Walne zgromadzenie 12.06.2019
Ja byłam, krajoznawczo. Ogólnie takie zebranie nie wydaje się mi dobrym momentem, żeby coś wywalczyć. Sądzę, że na bieżąco trzeba orientować się w sprawach, które nas dotyczą. Z wyprzedzeniem zgłaszać kandydatury, jeśli chcemy kogoś zgłosić do RN, pisać pisma, orientować się w dokumentach, które publikuje spółdzielnia na stronie, by wiedzieć, o co dopytywać.

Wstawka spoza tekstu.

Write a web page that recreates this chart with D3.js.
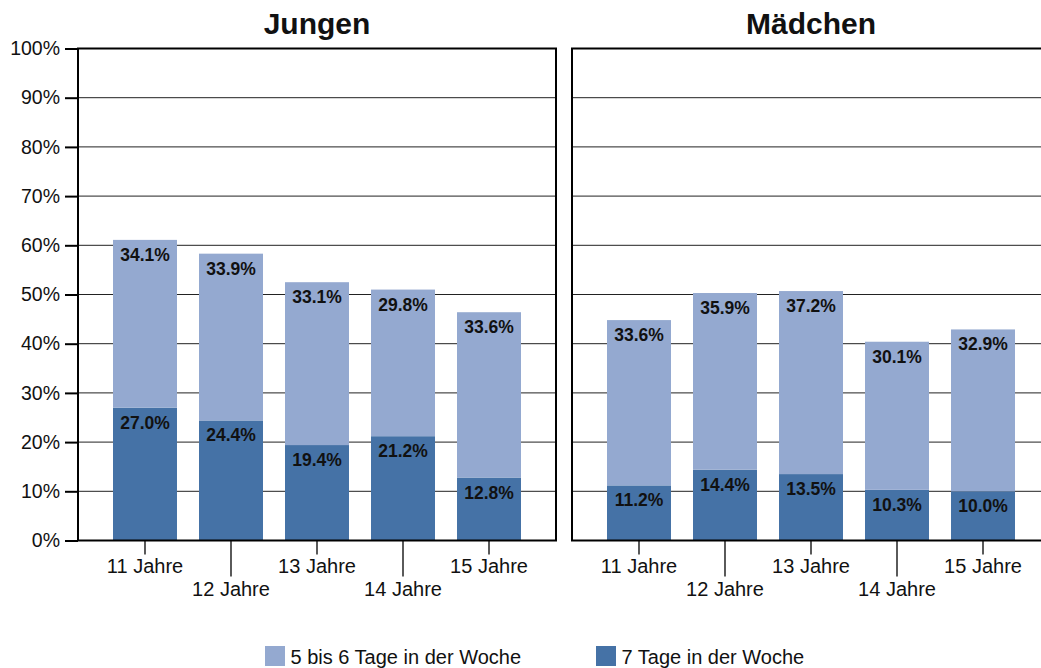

Zebranie wyglądało tak, że odczytywane były dokumenty (np sprawozdania, uchwały), a później były głosowania. Nie było miejsca na dyskusję i pytania dotyczące dokumentów, których dotyczyło głosowanie. Jeśli, któś chciał zabrać głos, to na samym początku spotkania musiał złożyć wniosek.
Głosowanie do Rady Nadzorczej było poprzedzone, krótkimi prezentacjami kandydatów, na 15 miejsc było 18 kandydatów. Co najmniej połowa z nich była już w zeszłym roku w RN. Jeden z kandydatów Zbigniew Olszewski był w przeszłości prezesem spółdzielni.

Z ciekawszych rzeczy to prezes wspomniał, że zysk ze sprzedaży mieszkań w nowobudowanym na miejscu parkingu budynku będzie przeznaczony na zasilenie centralnego funduszu remontowego. Wspominał coś o tym, że kiedy będzie tam ok 10 milinów, można będzie te pieniądze przeznaczyć na remont balkonów, wymianę wind.. Zabrzmiało jak obietnica. Chciałabym jednak coś wyjaśnić. Udało mi się chwilę porozmawiać z prezesem. Zapytałam o kwestie finansowania remontu balkonów i wind. Pieniądze, które są gromadzone w centralnym funduszu remontowym mogą stanowić pożyczkę dla konkretnych nieruchomości, a pieniądze są później sukcesywanie oddawane ze składek mieszkańców na fundusz remontowy. To nie są pieniądze, które zwyczajnie dostajemy. Korzyść jest o tyle, że pożyczki z centralnego funduszu remontowego udzielane są na korzystnych warunkach. Z tego co pamiętam - są nieoprocentowane.

Inne informacje z rozmowy z prezesem są takie, że mówi o braku środków na remont balkonów czy wymianę wind. Rozwiązanie doraźne widzi - UWAGA : w odkuwaniu kawałków betonu przez alpinistów, kiedy będzie to zgłaszne zdziwiony (moim zdaniem nie gwarantuje to bezpieczeństwa, przyspieszy niszczenie (odsłaniając większą powierzchnię, betonu i zbrojania, które będzie dalej korodować) i w oczywisty sposób pogorszy wygląd. Prezes twierdzi, że remont jednego balkonu wycenia obecnie na 10 - 11 tyś zł
Ta cena wydała mi się szokująco wysoka choćby porównując z kosztami jakie ponosiły podobne budynki w sąsiedztwie przy remoncie takich samych balkonów. Z mojego krótkiego rozeznania to 5 - 7 tyś zł za balkon. W odpowiedzi na moje zdziwienie co do ceny prezes mówił, że chcą robić z odprowadzaniem wody rynnami (czy też jedną rynną), że konieczność usunięcia ziemi z donic i ich izolacji od środka kosztuje, a robocizna poszła w górę.
W odniesieniu do kosztów wymiany kabin windowych prezes mówił o kwocie rzędu 100-150tyś na windę. Z informacji w internecie widziałam, że to raczej ta dolna granica cenowa. Ceny w ostatnich latach były 100-200tyś za windę, 150 tyś podawane najczęściej.